>> Start

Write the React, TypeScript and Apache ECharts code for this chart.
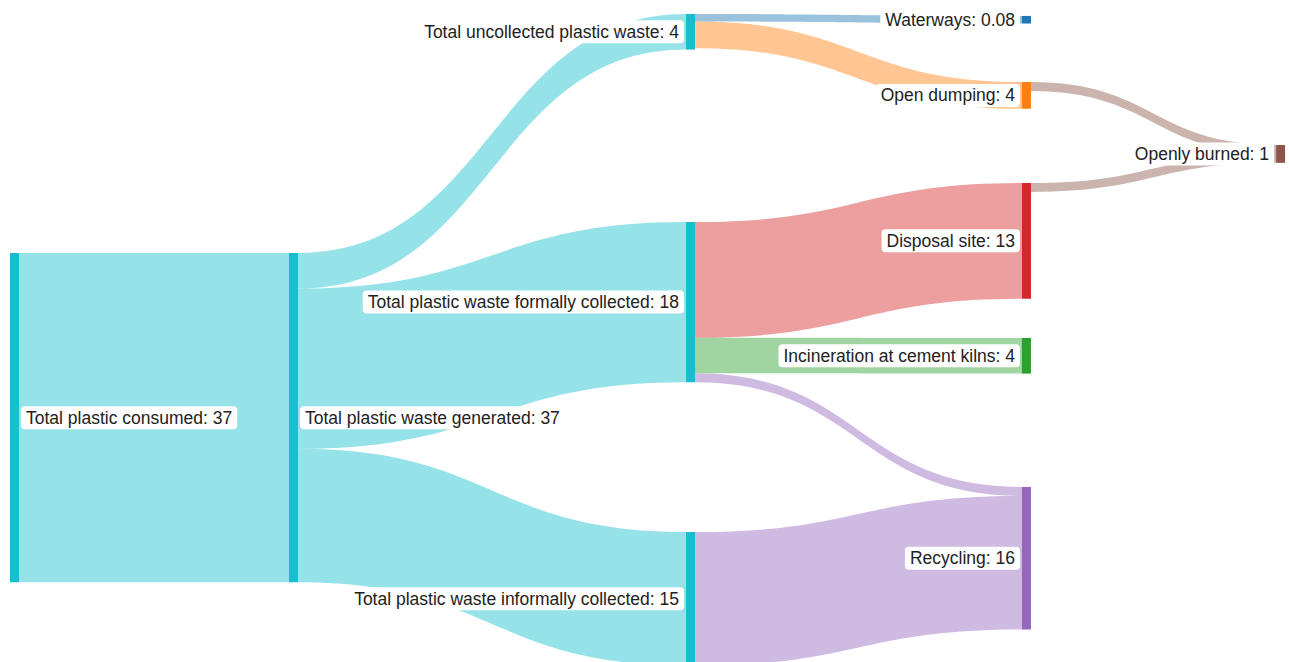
import React, { useEffect, useRef } from 'react';
import * as echarts from 'echarts';

const nodeNames = [
  'Total plastic consumed',
  'Total plastic waste generated',
  'Total uncollected plastic waste',
  'Total plastic waste formally collected',
  'Total plastic waste informally collected',
  'Waterways',
  'Open dumping',
  'Disposal site',
  'Incineration at cement kilns',
  'Recycling',
  'Openly burned',
];
const nodeReportedValues = [37, 37, 4, 18, 15, 0.08, 4, 13, 4, 16, 1];
const nodeColors = [
  '#17becf', '#17becf', '#17becf', '#17becf', '#17becf',
  '#1f77b4', '#ff7f0e', '#d62728', '#2ca02c', '#9467bd', '#8c564b',
];
const linkSources = [0, 1, 1, 1, 2, 2, 3, 3, 3, 4, 6, 7];
const linkTargets = [1, 2, 3, 4, 5, 6, 7, 8, 9, 9, 10, 10];
const linkValues = [37, 4, 18, 15, 0.85, 3, 13, 4, 1, 15, 1, 1];

// Manual arrangement of the nodes (fractions of the drawing area), like a fixed sankey arrangement.
const nodeArrangeX = [0, 0.2188, 0.5302, 0.5302, 0.5302, 0.7937, 0.7937, 0.7937, 0.7937, 0.7937, 0.993];
const nodeArrangeY = [0.3688, 0.3688, 0, 0.321, 0.7994, 0.003, 0.105, 0.2608, 0.5, 0.73, 0.2022];

const FONT = '"Liberation Sans", Arial, Helvetica, sans-serif';

export default function App() {
  const ref = useRef<HTMLDivElement>(null);
  useEffect(() => {
    document.body.style.margin = '0';
    const chart = echarts.init(ref.current!, undefined, { renderer: 'svg' });
    const labelMap: Record<string, number> = {};
    nodeNames.forEach((n, i) => (labelMap[n] = nodeReportedValues[i]));
    chart.setOption({
      animation: false,
      series: [
        {
          type: 'sankey',
          left: 10,
          right: 4,
          top: 14,
          bottom: 0,
          nodeWidth: 9,
          nodeGap: 80,
          nodeAlign: 'left',
          layoutIterations: 0,
          draggable: false,
          emphasis: { disabled: true },
          data: nodeNames.map((name, i) => ({
            name,
            localX: nodeArrangeX[i],
            localY: nodeArrangeY[i],
            itemStyle: { color: nodeColors[i], borderWidth: 0 },
            label: { position: i < 2 ? 'right' : 'left' },
          })),
          links: linkSources.map((s, i) => ({
            source: nodeNames[s],
            target: nodeNames[linkTargets[i]],
            value: linkValues[i],
          })),
          lineStyle: { color: 'target', opacity: 0.45, curveness: 0.5 },
          label: {
            fontFamily: FONT,
            fontSize: 17.5,
            color: '#222',
            backgroundColor: '#ffffff',
            borderRadius: 4,
            padding: [3, 5, 2, 5],
            distance: 2,
            formatter: (p: any) => `${p.name}: ${labelMap[p.name]}`,
          },
        },
      ],
    });
    return () => chart.dispose();
  }, []);
  return <div ref={ref} style={{ width: 1289, height: 662 }} />;
}
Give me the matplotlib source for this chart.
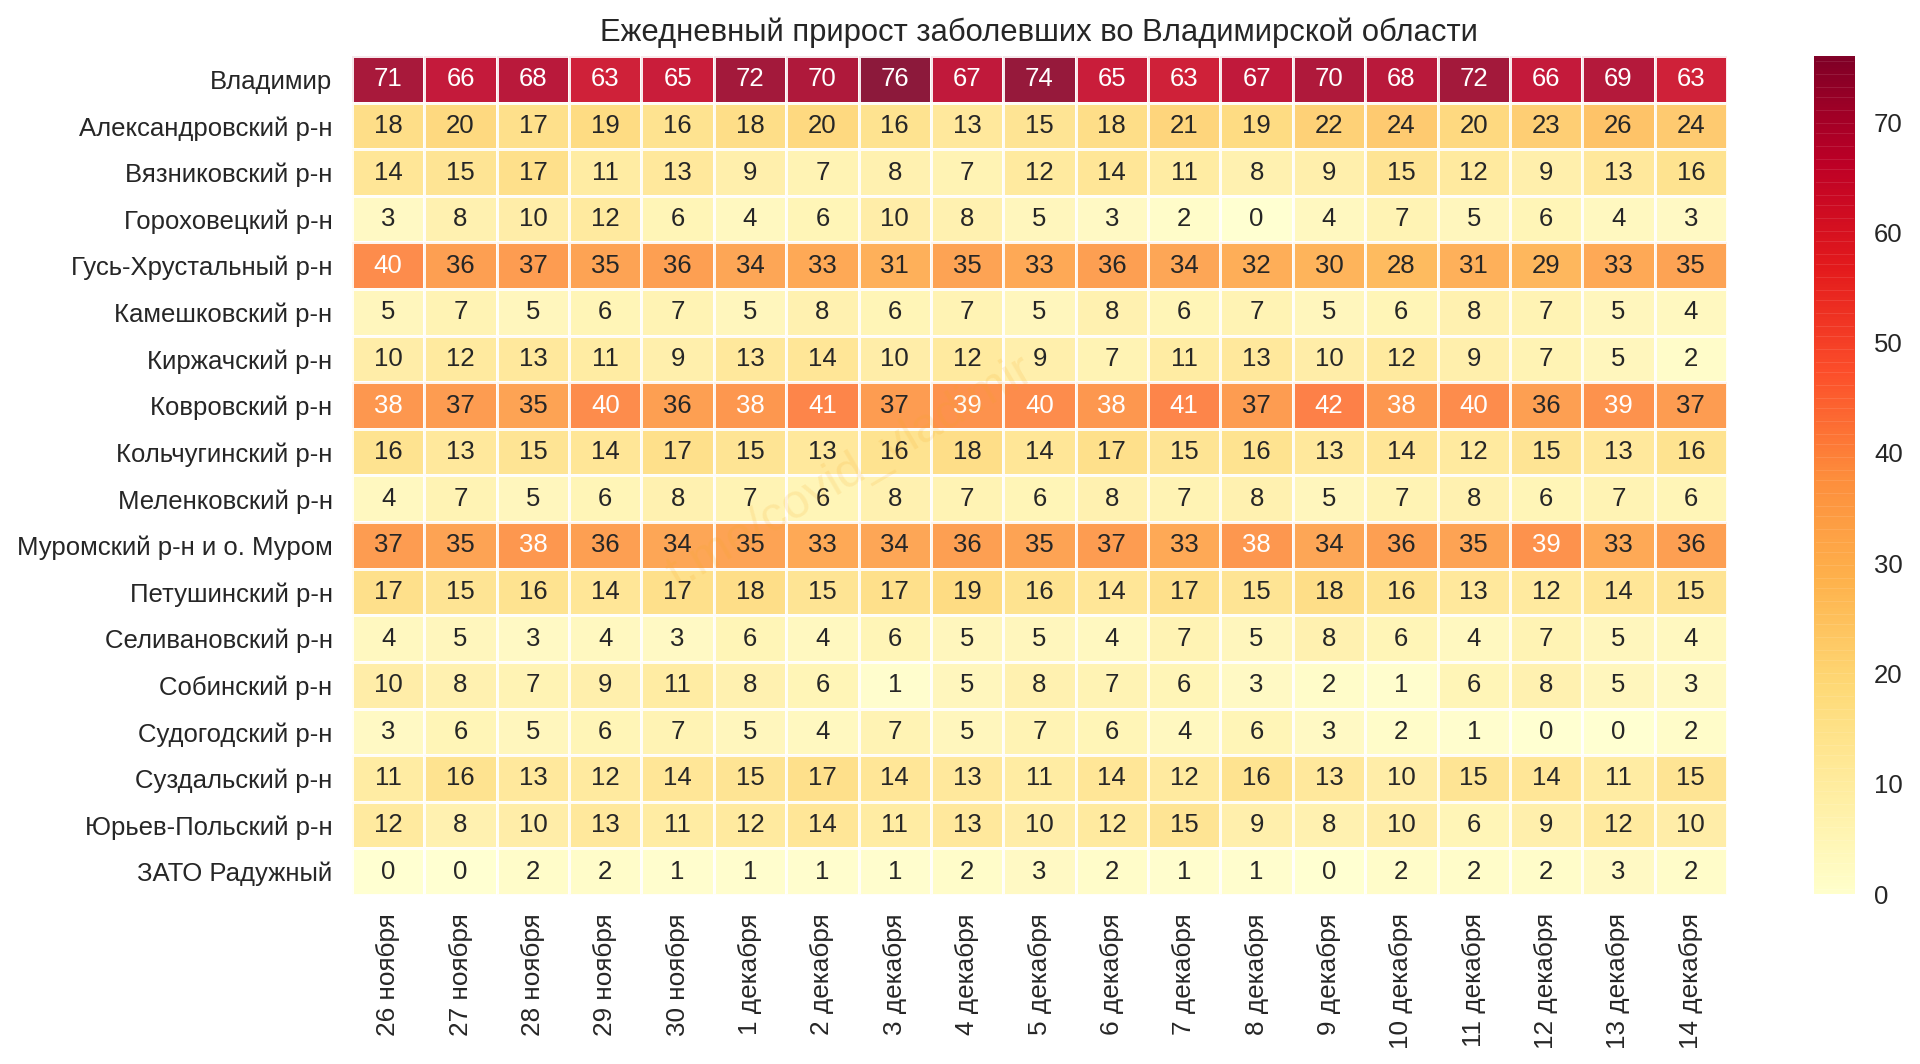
import numpy as np
import matplotlib
matplotlib.use("Agg")
import matplotlib.pyplot as plt
from matplotlib.transforms import ScaledTranslation

plt.rcParams['font.family'] = ['Liberation Sans', 'DejaVu Sans']

title = "Ежедневный прирост заболевших во Владимирской области"
watermark = "t.me/covid_vladimir"
dates = ["26 ноября", "27 ноября", "28 ноября", "29 ноября", "30 ноября",
         "1 декабря", "2 декабря", "3 декабря", "4 декабря", "5 декабря",
         "6 декабря", "7 декабря", "8 декабря", "9 декабря", "10 декабря",
         "11 декабря", "12 декабря", "13 декабря", "14 декабря"]
districts = ["Владимир", "Александровский р-н", "Вязниковский р-н", "Гороховецкий р-н",
             "Гусь-Хрустальный р-н", "Камешковский р-н", "Киржачский р-н", "Ковровский р-н",
             "Кольчугинский р-н", "Меленковский р-н", "Муромский р-н и о. Муром",
             "Петушинский р-н", "Селивановский р-н", "Собинский р-н", "Судогодский р-н",
             "Суздальский р-н", "Юрьев-Польский р-н", "ЗАТО Радужный"]
vladimir = [71, 66, 68, 63, 65, 72, 70, 76, 67, 74, 65, 63, 67, 70, 68, 72, 66, 69, 63]
aleksandrov = [18, 20, 17, 19, 16, 18, 20, 16, 13, 15, 18, 21, 19, 22, 24, 20, 23, 26, 24]
vyazniki = [14, 15, 17, 11, 13, 9, 7, 8, 7, 12, 14, 11, 8, 9, 15, 12, 9, 13, 16]
gorokhovets = [3, 8, 10, 12, 6, 4, 6, 10, 8, 5, 3, 2, 0, 4, 7, 5, 6, 4, 3]
gus = [40, 36, 37, 35, 36, 34, 33, 31, 35, 33, 36, 34, 32, 30, 28, 31, 29, 33, 35]
kameshkovo = [5, 7, 5, 6, 7, 5, 8, 6, 7, 5, 8, 6, 7, 5, 6, 8, 7, 5, 4]
kirzhach = [10, 12, 13, 11, 9, 13, 14, 10, 12, 9, 7, 11, 13, 10, 12, 9, 7, 5, 2]
kovrov = [38, 37, 35, 40, 36, 38, 41, 37, 39, 40, 38, 41, 37, 42, 38, 40, 36, 39, 37]
kolchugino = [16, 13, 15, 14, 17, 15, 13, 16, 18, 14, 17, 15, 16, 13, 14, 12, 15, 13, 16]
melenki = [4, 7, 5, 6, 8, 7, 6, 8, 7, 6, 8, 7, 8, 5, 7, 8, 6, 7, 6]
murom = [37, 35, 38, 36, 34, 35, 33, 34, 36, 35, 37, 33, 38, 34, 36, 35, 39, 33, 36]
petushki = [17, 15, 16, 14, 17, 18, 15, 17, 19, 16, 14, 17, 15, 18, 16, 13, 12, 14, 15]
selivanovo = [4, 5, 3, 4, 3, 6, 4, 6, 5, 5, 4, 7, 5, 8, 6, 4, 7, 5, 4]
sobinka = [10, 8, 7, 9, 11, 8, 6, 1, 5, 8, 7, 6, 3, 2, 1, 6, 8, 5, 3]
sudogda = [3, 6, 5, 6, 7, 5, 4, 7, 5, 7, 6, 4, 6, 3, 2, 1, 0, 0, 2]
suzdal = [11, 16, 13, 12, 14, 15, 17, 14, 13, 11, 14, 12, 16, 13, 10, 15, 14, 11, 15]
yuryev = [12, 8, 10, 13, 11, 12, 14, 11, 13, 10, 12, 15, 9, 8, 10, 6, 9, 12, 10]
raduzhny = [0, 0, 2, 2, 1, 1, 1, 1, 2, 3, 2, 1, 1, 0, 2, 2, 2, 3, 2]

values = np.array([vladimir, aleksandrov, vyazniki, gorokhovets, gus, kameshkovo, kirzhach,
                   kovrov, kolchugino, melenki, murom, petushki, selivanovo, sobinka,
                   sudogda, suzdal, yuryev, raduzhny])

W, H = 1920, 1064
fig = plt.figure(figsize=(W / 100, H / 100), dpi=100, facecolor='white')
ax = fig.add_axes([352 / W, 1 - 895 / H, (1727 - 352) / W, (895 - 56) / H])
cax = fig.add_axes([1814 / W, 1 - 894 / H, (1855 - 1814) / W, (894 - 56) / H])

cmap = plt.get_cmap('YlOrRd')
norm = matplotlib.colors.Normalize(vmin=0, vmax=values.max())
mesh = ax.pcolormesh(values, cmap=cmap, norm=norm, edgecolors='white', linewidth=1.9, alpha=0.9)
ax.set_xlim(0, values.shape[1])
ax.set_ylim(values.shape[0], 0)

text_dark = '#262626'
for i, row in enumerate(values):
    for j, v in enumerate(row):
        r, g, b, _ = cmap(norm(v))
        c = np.array([r, g, b])
        c = np.where(c <= 0.03928, c / 12.92, ((c + 0.055) / 1.055) ** 2.4)
        lum = 0.2126 * c[0] + 0.7152 * c[1] + 0.0722 * c[2]
        ax.text(j + 0.5, i + 0.5, str(v), ha='center', va='center', fontsize=18.5,
                color='white' if lum < 0.408 else text_dark, zorder=3)

ax.set_xticks(np.arange(len(dates)) + 0.5)
ax.set_xticklabels(dates, rotation=90, fontsize=18.8, color=text_dark)
ax.set_yticks(np.arange(len(districts)) + 0.5)
ax.set_yticklabels(districts, rotation=0, fontsize=18.5, color=text_dark, va='center')
ax.tick_params(axis='x', length=0, pad=13.0)
ax.tick_params(axis='y', length=0, pad=14.0)
shift = ScaledTranslation(0, -2.5 / 100, fig.dpi_scale_trans)
for lab in ax.get_yticklabels():
    lab.set_transform(lab.get_transform() + shift)
for s in ax.spines.values():
    s.set_visible(False)

fig.text(1039 / W, 1 - 33 / H, title, ha='center', va='center', fontsize=22.3, color=text_dark)
fig.text(850 / W, 1 - 473 / H, watermark, ha='center', va='center', fontsize=35, rotation=30.5,
         color='#f5a623', alpha=0.15, zorder=10)

cb = fig.colorbar(mesh, cax=cax)
cb.solids.set_edgecolor('face')
cb.outline.set_visible(False)
cb.set_ticks([0, 10, 20, 30, 40, 50, 60, 70])
cb.ax.tick_params(length=0, labelsize=18.5, pad=13.6, labelcolor=text_dark)

fig.savefig('out.png', dpi=100, facecolor='white')
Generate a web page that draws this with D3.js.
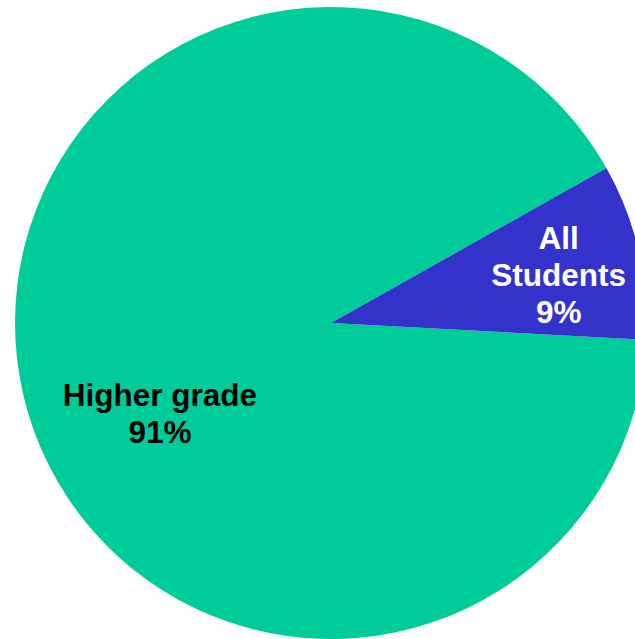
<!DOCTYPE html>
<html>
<head>
<meta charset="utf-8">
<script src="https://cdn.jsdelivr.net/npm/d3@7/dist/d3.min.js"></script>
<style>
  html, body { margin: 0; padding: 0; background: #fff; overflow: hidden; }
  svg { display: block; }
</style>
</head>
<body>
<svg id="chart" width="635" height="639"></svg>
<script>
const categories = ["Higher grade", "All Students"];
const values = [91, 9];
const colors = ["#00CC99", "#3333CC"];
const labelColors = ["#000000", "#FFFFFF"];
const labelLines = [["Higher grade", "91%"], ["All", "Students", "9%"]];

const width = 635, height = 639;
const cx = 331, cy = 323, R = 316;
const startDeg = 93.05;

const svg = d3.select("#chart");
const g = svg.append("g").attr("transform", `translate(${cx},${cy})`);

const data = categories.map((c, i) => ({ name: c, value: values[i], i }));
const pie = d3.pie().sort(null).value(d => d.value)
  .startAngle(startDeg * Math.PI / 180)
  .endAngle(startDeg * Math.PI / 180 + 2 * Math.PI);
const arcs = pie(data);
const arc = d3.arc().innerRadius(0).outerRadius(R);

g.selectAll("path.slice").data(arcs).enter().append("path")
  .attr("class", "slice")
  .attr("d", arc)
  .attr("fill", d => colors[d.data.i]);

// label placement: polar angle (deg, clockwise from top) and radius fraction
const labelPolar = [{ a: 242.2, r: 0.612 }, { a: 77.9, r: 0.737 }];
const fontSize = 31.5, lineH = 37;

arcs.forEach(d => {
  const p = labelPolar[d.data.i];
  const a = p.a * Math.PI / 180;
  const x = Math.sin(a) * R * p.r;
  const y = -Math.cos(a) * R * p.r;
  const lines = labelLines[d.data.i];
  const t = g.append("text")
    .attr("text-anchor", "middle")
    .attr("font-family", "Liberation Sans, Arial, sans-serif")
    .attr("font-weight", "bold")
    .attr("font-size", fontSize)
    .attr("fill", labelColors[d.data.i]);
  const n = lines.length;
  lines.forEach((ln, k) => {
    t.append("tspan")
      .attr("x", x)
      .attr("y", y + (k - (n - 1) / 2) * lineH + fontSize * 0.36)
      .text(ln);
  });
});
</script>
</body>
</html>
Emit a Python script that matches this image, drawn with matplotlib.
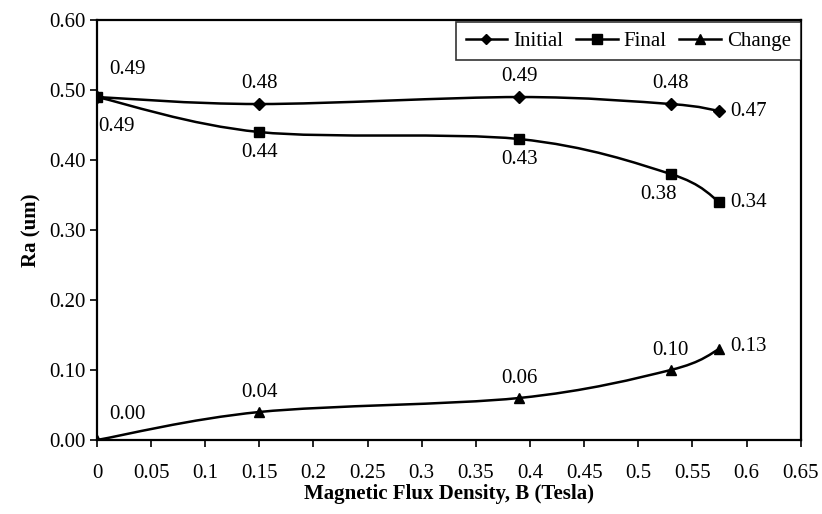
import numpy as np
import matplotlib
matplotlib.use("Agg")
import matplotlib.pyplot as plt
from matplotlib.path import Path
from matplotlib.patches import PathPatch

plt.rcParams['font.family'] = ['Liberation Serif', 'DejaVu Serif']

x_vals = [0.0, 0.15, 0.39, 0.53, 0.575]
initial = [0.49, 0.48, 0.49, 0.48, 0.47]
final = [0.49, 0.44, 0.43, 0.38, 0.34]
change = [0.00, 0.04, 0.06, 0.10, 0.13]
x_ticks = [0, 0.05, 0.1, 0.15, 0.2, 0.25, 0.3, 0.35, 0.4, 0.45, 0.5, 0.55, 0.6, 0.65]
x_tick_labels = ['0', '0.05', '0.1', '0.15', '0.2', '0.25', '0.3', '0.35', '0.4', '0.45', '0.5', '0.55', '0.6', '0.65']
y_ticks = [0.0, 0.1, 0.2, 0.3, 0.4, 0.5, 0.6]

FS = 15

# label offsets in points (dx, dy) and alignment
init_off = [(9, 20, 'left'), (0, 15, 'center'), (0, 15, 'center'), (0, 15, 'center'), (8, 0, 'left')]
final_off = [(1, -21, 'left'), (0, -15, 'center'), (0, -15, 'center'), (-9, -15, 'center'), (8, 0, 'left')]
change_off = [(9, 18, 'left'), (0, 14, 'center'), (0, 14, 'center'), (0, 14, 'center'), (8, 2, 'left')]


def smooth_path(xs, ys):
    pts = np.column_stack([xs, ys]).astype(float)
    n = len(pts)
    verts = [pts[0]]
    codes = [Path.MOVETO]
    for i in range(n - 1):
        p0 = pts[i - 1] if i > 0 else pts[i]
        p1 = pts[i]
        p2 = pts[i + 1]
        p3 = pts[i + 2] if i + 2 < n else pts[i + 1]
        c1 = p1 + (p2 - p0) / 6.0
        c2 = p2 - (p3 - p1) / 6.0
        verts += [c1, c2, p2]
        codes += [Path.CURVE4] * 3
    return Path(verts, codes)


fig = plt.figure(figsize=(8.22, 5.14), dpi=100)
ax = fig.add_axes([0.118, 0.144, 0.856, 0.817])

series = [
    (initial, 'D', 'Initial', 6.5, init_off),
    (final, 's', 'Final', 7.5, final_off),
    (change, '^', 'Change', 7.5, change_off),
]
for ys, mk, name, ms, offs in series:
    ax.add_patch(PathPatch(smooth_path(x_vals, ys), facecolor='none',
                           edgecolor='black', lw=1.8, transform=ax.transData, zorder=2))
    ax.plot(x_vals, ys, linestyle='none', marker=mk, color='black', ms=ms, zorder=3)
    ax.plot([], [], marker=mk, color='black', ms=ms - 1, lw=1.8, label=name)
    for xv, yv, (dx, dy, ha) in zip(x_vals, ys, offs):
        ax.annotate(f'{yv:.2f}', (xv, yv), xytext=(dx, dy), textcoords='offset points',
                    ha=ha, va='center', fontsize=FS)

ax.set_xlim(0, 0.65)
ax.set_ylim(0, 0.60)
ax.set_xticks(x_ticks)
ax.set_xticklabels(x_tick_labels, fontsize=FS)
ax.set_yticks(y_ticks)
ax.set_yticklabels([f'{v:.2f}' for v in y_ticks], fontsize=FS)
ax.tick_params(axis='x', direction='out', length=5, width=1.2, pad=12)
ax.tick_params(axis='y', direction='out', length=5, width=1.2, pad=3)
for sp in ax.spines.values():
    sp.set_linewidth(1.6)
ax.set_xlabel('Magnetic Flux Density, B (Tesla)', fontsize=FS, fontweight='bold', labelpad=1)
ax.set_ylabel('Ra (um)', fontsize=FS, fontweight='bold', labelpad=6)

leg = ax.legend(loc='upper right', bbox_to_anchor=(1, 0.995), borderaxespad=0, ncol=3,
                fontsize=FS, frameon=True, fancybox=False, handlelength=2.0,
                handletextpad=0.3, columnspacing=0.6, borderpad=0.45)
leg.get_frame().set_edgecolor('black')
leg.get_frame().set_linewidth(1.2)

fig.savefig('out.png', dpi=100)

>> End

◆ **Work to complete**
Please extract exactly the lines of the data, from the first through the line containing "Arial, Helvetica, sans-serif';", and add no pictures to the copy.

◆ **Task result**
Write the React, TypeScript and Apache ECharts code for this chart.
import React, { useEffect, useRef } from 'react';
import * as echarts from 'echarts';

const nodeNames = [
  'Total plastic consumed',
  'Total plastic waste generated',
  'Total uncollected plastic waste',
  'Total plastic waste formally collected',
  'Total plastic waste informally collected',
  'Waterways',
  'Open dumping',
  'Disposal site',
  'Incineration at cement kilns',
  'Recycling',
  'Openly burned',
];
const nodeReportedValues = [37, 37, 4, 18, 15, 0.08, 4, 13, 4, 16, 1];
const nodeColors = [
  '#17becf', '#17becf', '#17becf', '#17becf', '#17becf',
  '#1f77b4', '#ff7f0e', '#d62728', '#2ca02c', '#9467bd', '#8c564b',
];
const linkSources = [0, 1, 1, 1, 2, 2, 3, 3, 3, 4, 6, 7];
const linkTargets = [1, 2, 3, 4, 5, 6, 7, 8, 9, 9, 10, 10];
const linkValues = [37, 4, 18, 15, 0.85, 3, 13, 4, 1, 15, 1, 1];

// Manual arrangement of the nodes (fractions of the drawing area), like a fixed sankey arrangement.
const nodeArrangeX = [0, 0.2188, 0.5302, 0.5302, 0.5302, 0.7937, 0.7937, 0.7937, 0.7937, 0.7937, 0.993];
const nodeArrangeY = [0.3688, 0.3688, 0, 0.321, 0.7994, 0.003, 0.105, 0.2608, 0.5, 0.73, 0.2022];

const FONT = '"Liberation Sans", Arial, Helvetica, sans-serif';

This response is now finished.